++++ Information supplied

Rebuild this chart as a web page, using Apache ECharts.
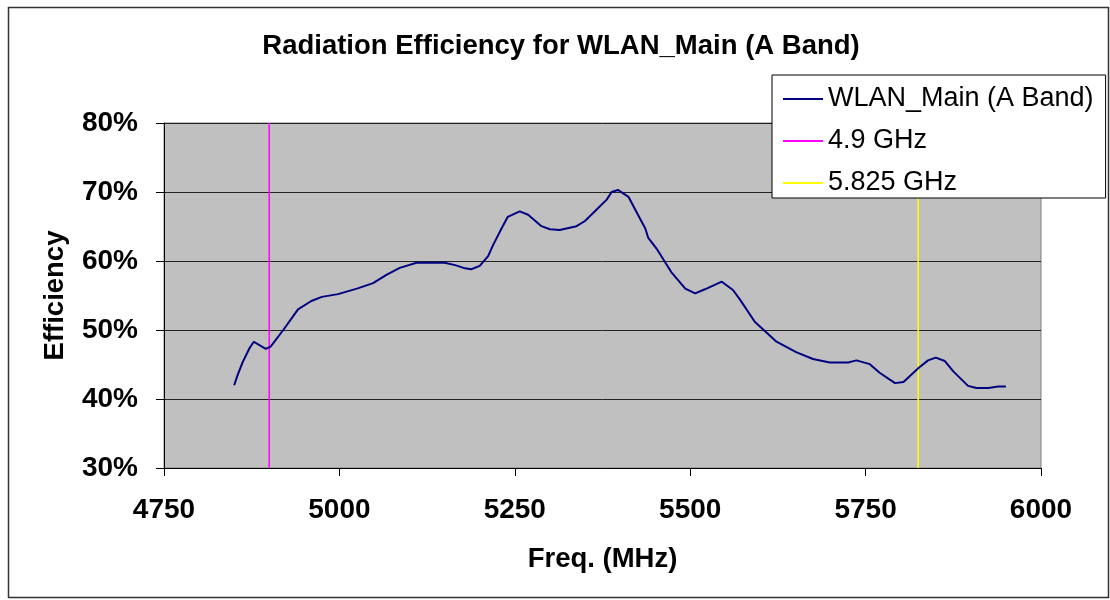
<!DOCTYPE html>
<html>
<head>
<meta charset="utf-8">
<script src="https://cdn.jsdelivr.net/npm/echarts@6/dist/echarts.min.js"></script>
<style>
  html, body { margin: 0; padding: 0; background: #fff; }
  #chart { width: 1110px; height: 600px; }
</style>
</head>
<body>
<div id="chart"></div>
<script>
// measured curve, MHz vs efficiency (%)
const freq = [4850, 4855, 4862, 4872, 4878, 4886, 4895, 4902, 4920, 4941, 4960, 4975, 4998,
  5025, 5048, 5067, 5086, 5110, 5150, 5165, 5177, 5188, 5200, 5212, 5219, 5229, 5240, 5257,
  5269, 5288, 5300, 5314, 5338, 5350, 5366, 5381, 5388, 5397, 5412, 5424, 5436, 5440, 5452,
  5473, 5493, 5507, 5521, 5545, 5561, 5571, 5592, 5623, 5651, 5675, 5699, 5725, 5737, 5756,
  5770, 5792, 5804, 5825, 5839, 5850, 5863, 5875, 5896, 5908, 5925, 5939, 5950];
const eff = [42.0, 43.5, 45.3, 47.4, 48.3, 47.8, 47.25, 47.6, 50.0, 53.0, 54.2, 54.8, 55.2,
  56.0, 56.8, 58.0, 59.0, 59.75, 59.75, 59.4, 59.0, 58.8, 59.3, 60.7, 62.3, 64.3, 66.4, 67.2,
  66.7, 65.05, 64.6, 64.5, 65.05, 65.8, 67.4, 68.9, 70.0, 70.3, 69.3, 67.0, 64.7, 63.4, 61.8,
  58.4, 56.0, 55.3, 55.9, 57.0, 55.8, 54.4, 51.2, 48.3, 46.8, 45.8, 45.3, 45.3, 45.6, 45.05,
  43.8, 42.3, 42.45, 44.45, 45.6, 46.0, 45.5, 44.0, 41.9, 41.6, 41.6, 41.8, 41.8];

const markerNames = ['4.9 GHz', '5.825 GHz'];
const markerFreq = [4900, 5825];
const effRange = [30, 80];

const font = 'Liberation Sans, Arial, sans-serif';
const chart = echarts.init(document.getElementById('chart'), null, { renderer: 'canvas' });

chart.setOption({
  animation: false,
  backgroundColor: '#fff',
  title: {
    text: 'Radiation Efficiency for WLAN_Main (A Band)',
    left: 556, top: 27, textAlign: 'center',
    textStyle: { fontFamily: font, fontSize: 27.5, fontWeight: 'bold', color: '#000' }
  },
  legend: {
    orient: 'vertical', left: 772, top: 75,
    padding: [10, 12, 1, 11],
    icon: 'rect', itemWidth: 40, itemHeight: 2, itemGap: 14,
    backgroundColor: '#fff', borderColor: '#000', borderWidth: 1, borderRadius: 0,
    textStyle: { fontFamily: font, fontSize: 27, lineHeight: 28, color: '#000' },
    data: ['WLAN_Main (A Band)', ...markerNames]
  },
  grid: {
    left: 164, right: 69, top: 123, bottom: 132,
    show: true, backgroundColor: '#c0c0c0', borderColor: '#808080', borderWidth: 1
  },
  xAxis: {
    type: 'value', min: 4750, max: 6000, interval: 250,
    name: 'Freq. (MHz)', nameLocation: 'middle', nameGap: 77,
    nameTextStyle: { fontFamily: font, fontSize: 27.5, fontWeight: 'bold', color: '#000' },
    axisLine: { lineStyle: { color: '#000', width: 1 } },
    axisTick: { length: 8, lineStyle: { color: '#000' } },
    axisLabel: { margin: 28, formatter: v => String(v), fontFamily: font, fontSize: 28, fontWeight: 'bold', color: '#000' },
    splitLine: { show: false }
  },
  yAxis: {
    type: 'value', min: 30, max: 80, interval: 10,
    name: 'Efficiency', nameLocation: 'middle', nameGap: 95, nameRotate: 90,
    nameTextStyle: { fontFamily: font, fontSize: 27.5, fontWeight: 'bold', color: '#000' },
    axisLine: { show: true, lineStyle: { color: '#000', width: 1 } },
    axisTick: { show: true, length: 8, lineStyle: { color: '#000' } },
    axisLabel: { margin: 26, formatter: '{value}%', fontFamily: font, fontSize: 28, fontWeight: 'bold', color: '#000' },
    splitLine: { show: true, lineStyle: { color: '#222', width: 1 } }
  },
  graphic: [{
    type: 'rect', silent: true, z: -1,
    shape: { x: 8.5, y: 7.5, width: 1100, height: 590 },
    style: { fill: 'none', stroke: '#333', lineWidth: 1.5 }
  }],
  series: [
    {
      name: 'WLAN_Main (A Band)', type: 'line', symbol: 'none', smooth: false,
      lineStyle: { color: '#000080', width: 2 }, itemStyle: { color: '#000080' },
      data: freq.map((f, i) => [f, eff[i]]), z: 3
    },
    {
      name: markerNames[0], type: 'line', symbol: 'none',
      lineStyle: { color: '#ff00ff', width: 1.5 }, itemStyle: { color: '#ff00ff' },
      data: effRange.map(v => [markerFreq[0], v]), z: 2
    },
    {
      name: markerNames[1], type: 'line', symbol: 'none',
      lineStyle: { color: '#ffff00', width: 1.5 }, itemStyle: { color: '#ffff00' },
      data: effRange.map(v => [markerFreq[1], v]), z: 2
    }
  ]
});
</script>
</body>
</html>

++++++++

**Set exercise:**
Repeat the listing above exactly, with no pictures.

**Answer to the exercise:**
Rebuild this chart as a web page, using Apache ECharts.
<!DOCTYPE html>
<html>
<head>
<meta charset="utf-8">
<script src="https://cdn.jsdelivr.net/npm/echarts@6/dist/echarts.min.js"></script>
<style>
  html, body { margin: 0; padding: 0; background: #fff; }
  #chart { width: 1110px; height: 600px; }
</style>
</head>
<body>
<div id="chart"></div>
<script>
// measured curve, MHz vs efficiency (%)
const freq = [4850, 4855, 4862, 4872, 4878, 4886, 4895, 4902, 4920, 4941, 4960, 4975, 4998,
  5025, 5048, 5067, 5086, 5110, 5150, 5165, 5177, 5188, 5200, 5212, 5219, 5229, 5240, 5257,
  5269, 5288, 5300, 5314, 5338, 5350, 5366, 5381, 5388, 5397, 5412, 5424, 5436, 5440, 5452,
  5473, 5493, 5507, 5521, 5545, 5561, 5571, 5592, 5623, 5651, 5675, 5699, 5725, 5737, 5756,
  5770, 5792, 5804, 5825, 5839, 5850, 5863, 5875, 5896, 5908, 5925, 5939, 5950];
const eff = [42.0, 43.5, 45.3, 47.4, 48.3, 47.8, 47.25, 47.6, 50.0, 53.0, 54.2, 54.8, 55.2,
  56.0, 56.8, 58.0, 59.0, 59.75, 59.75, 59.4, 59.0, 58.8, 59.3, 60.7, 62.3, 64.3, 66.4, 67.2,
  66.7, 65.05, 64.6, 64.5, 65.05, 65.8, 67.4, 68.9, 70.0, 70.3, 69.3, 67.0, 64.7, 63.4, 61.8,
  58.4, 56.0, 55.3, 55.9, 57.0, 55.8, 54.4, 51.2, 48.3, 46.8, 45.8, 45.3, 45.3, 45.6, 45.05,
  43.8, 42.3, 42.45, 44.45, 45.6, 46.0, 45.5, 44.0, 41.9, 41.6, 41.6, 41.8, 41.8];

const markerNames = ['4.9 GHz', '5.825 GHz'];
const markerFreq = [4900, 5825];
const effRange = [30, 80];

const font = 'Liberation Sans, Arial, sans-serif';
const chart = echarts.init(document.getElementById('chart'), null, { renderer: 'canvas' });

chart.setOption({
  animation: false,
  backgroundColor: '#fff',
  title: {
    text: 'Radiation Efficiency for WLAN_Main (A Band)',
    left: 556, top: 27, textAlign: 'center',
    textStyle: { fontFamily: font, fontSize: 27.5, fontWeight: 'bold', color: '#000' }
  },
  legend: {
    orient: 'vertical', left: 772, top: 75,
    padding: [10, 12, 1, 11],
    icon: 'rect', itemWidth: 40, itemHeight: 2, itemGap: 14,
    backgroundColor: '#fff', borderColor: '#000', borderWidth: 1, borderRadius: 0,
    textStyle: { fontFamily: font, fontSize: 27, lineHeight: 28, color: '#000' },
    data: ['WLAN_Main (A Band)', ...markerNames]
  },
  grid: {
    left: 164, right: 69, top: 123, bottom: 132,
    show: true, backgroundColor: '#c0c0c0', borderColor: '#808080', borderWidth: 1
  },
  xAxis: {
    type: 'value', min: 4750, max: 6000, interval: 250,
    name: 'Freq. (MHz)', nameLocation: 'middle', nameGap: 77,
    nameTextStyle: { fontFamily: font, fontSize: 27.5, fontWeight: 'bold', color: '#000' },
    axisLine: { lineStyle: { color: '#000', width: 1 } },
    axisTick: { length: 8, lineStyle: { color: '#000' } },
    axisLabel: { margin: 28, formatter: v => String(v), fontFamily: font, fontSize: 28, fontWeight: 'bold', color: '#000' },
    splitLine: { show: false }
  },
  yAxis: {
    type: 'value', min: 30, max: 80, interval: 10,
    name: 'Efficiency', nameLocation: 'middle', nameGap: 95, nameRotate: 90,
    nameTextStyle: { fontFamily: font, fontSize: 27.5, fontWeight: 'bold', color: '#000' },
    axisLine: { show: true, lineStyle: { color: '#000', width: 1 } },
    axisTick: { show: true, length: 8, lineStyle: { color: '#000' } },
    axisLabel: { margin: 26, formatter: '{value}%', fontFamily: font, fontSize: 28, fontWeight: 'bold', color: '#000' },
    splitLine: { show: true, lineStyle: { color: '#222', width: 1 } }
  },
  graphic: [{
    type: 'rect', silent: true, z: -1,
    shape: { x: 8.5, y: 7.5, width: 1100, height: 590 },
    style: { fill: 'none', stroke: '#333', lineWidth: 1.5 }
  }],
  series: [
    {
      name: 'WLAN_Main (A Band)', type: 'line', symbol: 'none', smooth: false,
      lineStyle: { color: '#000080', width: 2 }, itemStyle: { color: '#000080' },
      data: freq.map((f, i) => [f, eff[i]]), z: 3
    },
    {
      name: markerNames[0], type: 'line', symbol: 'none',
      lineStyle: { color: '#ff00ff', width: 1.5 }, itemStyle: { color: '#ff00ff' },
      data: effRange.map(v => [markerFreq[0], v]), z: 2
    },
    {
      name: markerNames[1], type: 'line', symbol: 'none',
      lineStyle: { color: '#ffff00', width: 1.5 }, itemStyle: { color: '#ffff00' },
      data: effRange.map(v => [markerFreq[1], v]), z: 2
    }
  ]
});
</script>
</body>
</html>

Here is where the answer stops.